South by Southwest, which this year began Friday and runs through March 20, started in 1987 as a grassroots festival in one of the world’s best music cities. It brought together unsigned and unknown bands and artists, record labels and industry personnel, as well as the music media. It was founded as a means for artists to get exposure and, possibly, a recording deal.

Thirty years later, things are much different. The number of registrants has gone from 700 in 1987 to more than 30,000 in 2015. The number of performers in 2015 exceeded 2,200, out of nearly 8,000 applicants.

Over 30 years, the festival growth coincided with seismic changes in the record industry, starting in the early 2000s and the onset of Napster and file-sharing. As sales of recordings fell, even some of music’s biggest stars began to enlist SXSW as a means of promotion and attention-grabbing, performers such as Springsteen, Prince, Justin Timberlake, Jay Z, Kanye West, Lady Gaga, the Foo Fighters, Jack White and Metallica.

In 2015, SXSW seemed to retreat from showcasing multimillionaires and multi-Grammy winners. There were still plenty of big-name performers, such as Miley Cyrus, who delivered a surprise show, and rappers, such as J. Cole, Big Sean, T-Pain and Fetty Wap.

But last year’s music festival felt more like it used to. There were fewer blockbuster shows and more official sets from up-and-coming artists trying to make it to the next level.

It also showcased “buzz” bands and artists trying to break through: Courtney Barnett, Angel Olsen, Nikki Lane, Leon Bridges, Charles Bradley and the War on Drugs. Kansas City band Madisen Ward and the Mama Bear also got plenty of the spotlight, playing several showcases before large audiences five months after they’d signed with the independent label Glassnote Records.

This year, there are plenty of well-known acts — Loretta Lynn, Bloc Party, George Clinton and Parliament Funkadelic, Jenny Lewis, Naughty by Nature. The headliners at the big, free outdoor show at Lady Bird Lake include Ray Lamontagne and Coheed and Cambria.

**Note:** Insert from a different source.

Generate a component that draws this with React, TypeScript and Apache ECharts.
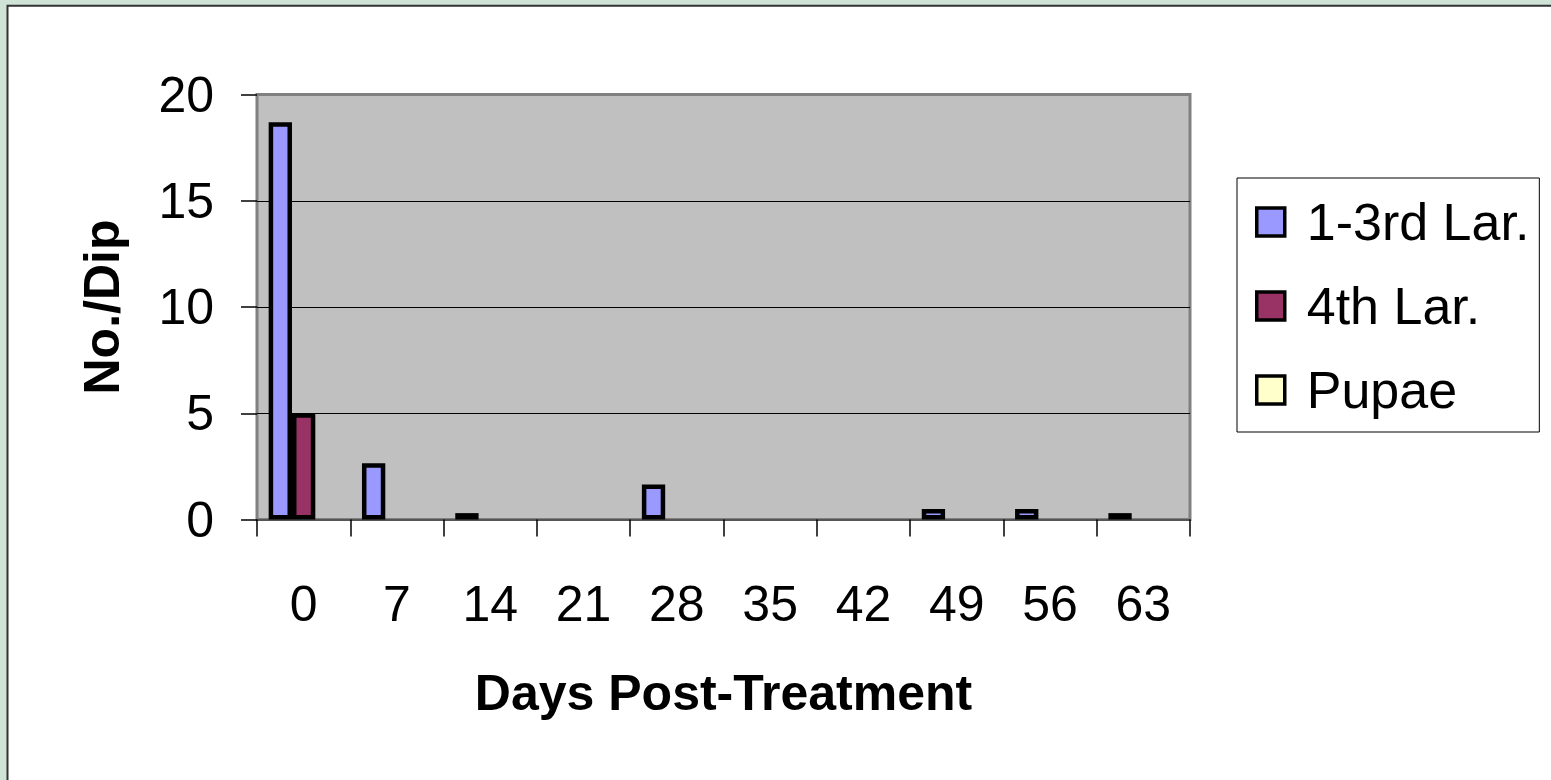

But even more than last year, this year’s festival seems to concede more of its schedule to smaller bands, signed and unsigned. This week, for the seventh year in a row, convoys of Kansas City musicians will invade Austin for the MidCoast Takeover at the Shangri-la, a venue east of the SXSW hubbub in Austin. More than 100 bands will perform on two stages over four days.

The event is sponsored by the local Midwest Music Foundation, and it is free — no badge, wristband or admission required. Every year, it puts mostly Kansas City and Lawrence bands in front of people who have never been exposed to our music community and its work.

Some of the best showcases occur during the day inside the Austin Convention Center, where the three or four stages feature a mix of well-known acts (like Jakob Dylan one year) and unsigned or small-label bands. The international stage, which features bands from all over the world playing all styles of music, is always a source of great, indelible discovery.

Therein lies the real charm of this festival: running into the unexpected and not spending so much attention on bands that tour regularly. I’ll be in Austin from Wednesday through Saturday, checking in on the MidCoast Takeover, sitting in on panel discussions that pertain to being a music consumer and fan and trolling venues and showcases for new bands to recommend. Follow me on Facebook and Twitter (@phinnagain and @kcstarrockville).

I’ll arrive too late to see the first lady speak, which means I’ll miss the person on this year’s agenda with the most star power.